Op 1 januari 2012 ging het experiment Multifunctionele Centra (MFC’s) voor minderjarigen van start. Met dat experiment werden een tiental minderjarigenvoorzieningen omgevormd tot multifunctionele dienstverleningscentra. Op 1 januari 2014 kregen nog eens een tiental minderjarigenvoorzieningen de kans om mee in het experiment te stappen. In 2016 werden alle voorzieningen voor minderjarigen definitief omgevormd tot MFC.

Achtergrond

In het kader van Perspectief 2020 wilde de toenmalige Vlaamse minister voor Welzijn, Volksgezondheid en Gezin ervoor zorgen dat het aanbod vanuit de (semi-)residentiële voorzieningen soepel kon ingezet worden, om zo dicht mogelijk aan te sluiten bij de bijstandsnoden van jongeren en hun familiale context. 

De minister was van oordeel dat er voorzichtiger moest omgesprongen worden met langdurige residentiële zorg. Zo’n zorg is dikwijls niet de ideale oplossing. Sommige jongeren gaan precies door de prikkels van het leven in een leefgroep nog meer probleemgedrag vertonen en dus minder kans hebben op een succesvolle reïntegratie in de thuissituatie. Jongeren met een motorische of sensoriële beperking zullen door de beschermende omgeving van een internaat later als volwassene ook minder snel de overstap maken naar meer inclusieve ondersteuningsvormen.

Experiment

Een tiental minderjarigenvoorzieningen kregen op 1 januari 2012 de kans om vrijwillig in te tekenen op het experiment Multifunctionele Centra voor minderjarigen.

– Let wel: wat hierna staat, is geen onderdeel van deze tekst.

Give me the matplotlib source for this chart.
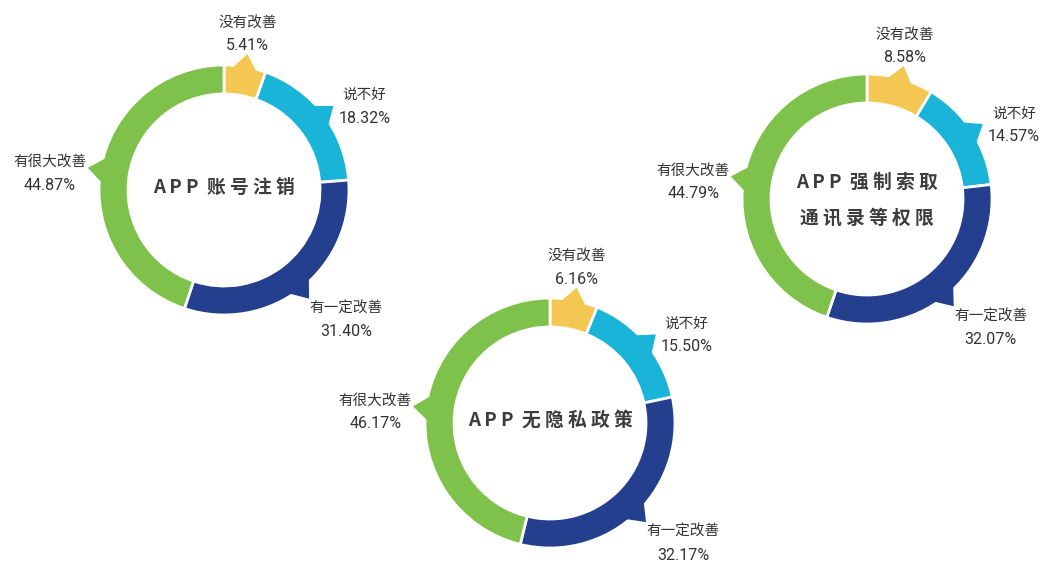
import numpy as np
import matplotlib.pyplot as plt
from matplotlib.patches import Polygon

plt.rcParams['font.family'] = ['Noto Sans CJK SC', 'DejaVu Sans']

# data
categories = ['没有改善', '说不好', '有一定改善', '有很大改善']
colors = ['#F4C752', '#1AB4D9', '#243F8E', '#7EC24B']
titles = ['A P P  账 号 注 销', 'A P P  无 隐 私 政 策',
          'A P P  强 制 索 取\n通 讯 录 等 权 限']
vals_account = [5.41, 18.32, 31.40, 44.87]
vals_policy = [6.16, 15.50, 32.17, 46.17]
vals_contacts = [8.58, 14.57, 32.07, 44.79]

W, H = 1051, 565
fig = plt.figure(figsize=(W / 100, H / 100), dpi=100)
ax = fig.add_axes([0, 0, 1, 1])

R = 125      # outer radius (px)
ring = 29    # ring width
# centres in pixel coords (y measured from bottom)
centres = [(224, H - 190), (550, H - 423), (867, H - 199)]
all_vals = [vals_account, vals_policy, vals_contacts]

for (cx, cy), vals, title in zip(centres, all_vals, titles):
    wedges, _ = ax.pie(vals, colors=colors, startangle=90, counterclock=False,
                       radius=R, center=(cx, cy),
                       wedgeprops=dict(width=ring, edgecolor='white', linewidth=2))
    for w, name, v in zip(wedges, categories, vals):
        mid = np.radians((w.theta1 + w.theta2) / 2)
        d = np.radians(6)
        pts = [(cx + (R - 3) * np.cos(mid - d), cy + (R - 3) * np.sin(mid - d)),
               (cx + (R + 13) * np.cos(mid), cy + (R + 13) * np.sin(mid)),
               (cx + (R - 3) * np.cos(mid + d), cy + (R - 3) * np.sin(mid + d))]
        ax.add_patch(Polygon(pts, closed=True, color=w.get_facecolor(), zorder=3, lw=0))

        # label block (name above, percentage below)
        pct = f'{v:.2f}%'
        hw = max(len(name) * 14.3, 9.8 * len(pct)) / 2
        c, s = np.cos(mid), np.sin(mid)
        if s > 0.8:
            bx, dy = cx + 140 * c, 18
        else:
            bx = cx + 140 * c + hw * np.clip(2 * c, -1, 1)
            if s < -0.5:
                dy = -20
            elif c > 0:
                dy = -2
            else:
                dy = -6
        by = cy + 140 * s + dy
        ax.text(bx, by + 11.5, name, ha='center', va='center', fontsize=10.5,
                color='#333333')
        ax.text(bx, by - 11.5, pct, ha='center', va='center', fontsize=11.5,
                family=['Roboto', 'DejaVu Sans'], color='#333333')

    off = 3 if '\n' not in title else -1
    ax.text(cx, cy + off, title, ha='center', va='center', fontsize=13.5,
            fontweight='bold', color='#3C3C3C', linespacing=2.07)

ax.set_xlim(0, W)
ax.set_ylim(0, H)
ax.set_aspect('equal')
ax.axis('off')

plt.savefig('out.png', dpi=100)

Hoofddoel was een soepel zorgaanbod. Daarbij moesten jongeren met nood aan een intensieve begeleiding (dat wil zeggen: met een PEC-beslissing voor minstens semi-internaat) vlot kunnen overschakelen tussen residentiële, semi-residentiële en ambulante bijstand, of met andere woorden tussen dag- en nachtopvang, dagopvang, dagbesteding en ondersteuning thuis. De MFC’s moesten die functies ook in verschillende frequenties en met verschillende duur kunnen aanbieden.

De opzet was ook de gemiddelde duur van de residentiële opvang in te perken, door tegelijkertijd een degelijke ondersteuning te voorzien van het netwerk. Residentiële opvang moest enkel aangeboden worden in de periodes dat die echt nodig is.

Dat alles moest leiden tot een vermindering van de residentiële opvang en een stijging van het aantal jongeren in begeleiding. Naast de inhoudelijke doelstellingen werd ook gestreefd naar een verregaande administratieve vereenvoudiging voor de minderjarigenvoorzieningen.